KEY POINTS:
Each week, national law firm Simpson Grierson answers commercial property questions which can be emailed and headed "prime asset question". This week's question is answered by senior associate Daniel Kelleher and associate Raj Patel who can be contacted at daniel.kelleher@simpsongrierson.com and raj.patel@simpsongrierson.com.
The information contained in Prime Assets is intended to provide general information in summary form current at the time of printing. The contents do not constitute legal advice and should not be relied on as such. Specialist advice should be sought in particular matters.
Q. A couple of years ago I took a lease of a premises from which I opened up a retail store which sold low-cost consumer goods. The premises are located within a commercial shopping centre. At the time of negotiating my lease, I signed an agreement which contained a form of deed of lease attached. In order for me to secure the premises, the landlord required a guarantor for the lease. I agreed to provide a personal guarantee of the lease. Although I signed an agreement to lease, no lease documentation was ever signed. I have been in occupation of the premises for two years with a further three years of the lease to run. With the demand for low-cost consumer goods decreasing and increasing overheads and operating expenses, it does not seem possible for me to continue to lease the premises. Am I bound by the unsigned lease and what are my obligations as guarantor under the lease?
A. Without having reviewed the agreement to lease and attached lease, we assume that it was in a fairly standard form and would have contained a provision similar to the following: "The guarantor acknowledges and guarantees to the lessor the due and punctual payment of rent and the performance by the lessee of all covenants, conditions, agreements, declarations and provisions to be observed by the lessee under the lease" and that the "Guarantor agrees that as between the guarantor and the lessor the guarantor may for all purposes be treated as lessee and the lessor shall be under no obligation to take proceedings against the lessee before taking proceedings against the Guarantor".
Such provisions are not uncommon in leasing situations and the second provision allows the landlord (lessor) to take action against the guarantor in situations where it would not be economically feasible to seek relief against the tenant. This is common as in most commercial contexts the tenant will be a limited liability company.

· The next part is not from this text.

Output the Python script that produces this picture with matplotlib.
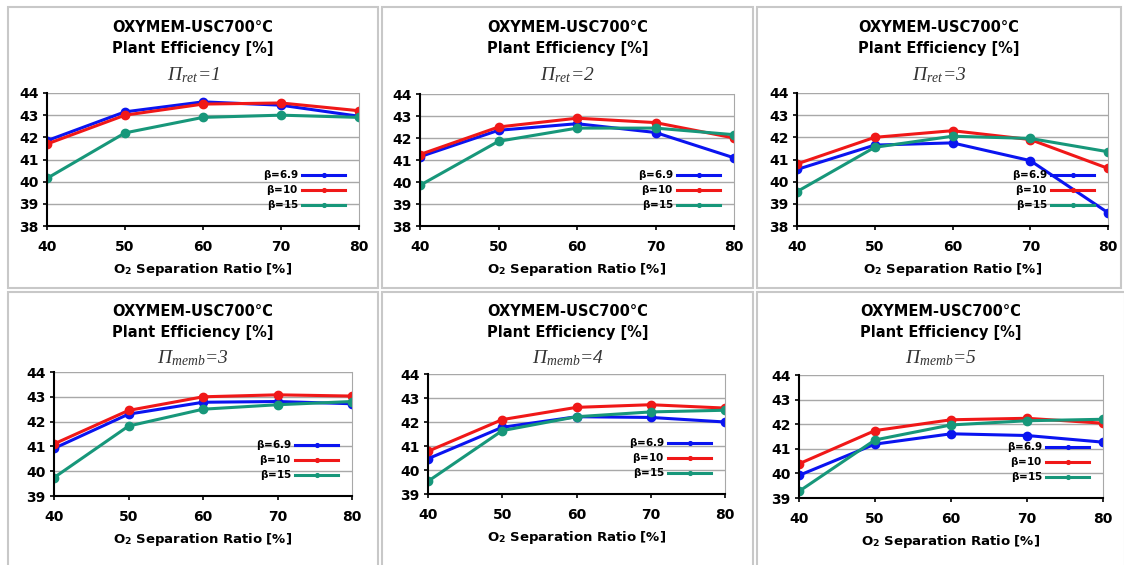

The fact that the lease has not been executed is likely to be irrelevant. You have paid rent for some time and have entered and taken possession of the premises which provides evidence that you have been complying with the unsigned lease document.
In such circumstances the tenant is said to have an equitable interest in the land. This is especially evident in situations where the landlord has granted an unregistered lease for a term of three years or more. Such an interest can obviously be used either in your favour, as in, situations where the landlord tries to declare that no lease exists, or to your detriment, as in the current situation whereby you try to establish that no lease exists.
In situations like yours it is not uncommon for the shareholders and/or director of a small retail business to personally act as a guarantor despite the financial consequences. In such situations where the tenant is not financially secure and unable to fulfil its obligations under the lease, the guarantor will be called on to remedy the default of the tenant.
In order to avoid personal liability as guarantor the best method of terminating the lease would be to seek a surrender of the lease. A surrender of the lease may require some form of consideration on the part of the tenant as well as the landlord's consent. Other options would be to have the lease assigned to a third party which would again require the landlord's consent although the Property Law Act 2007 provides a comprehensive code on when the landlord may withhold its consent to an assignment. It should be remembered that although the lease is assigned, you will still remain liable under the lease should the assignee not be in a position to fulfil its obligations under the lease.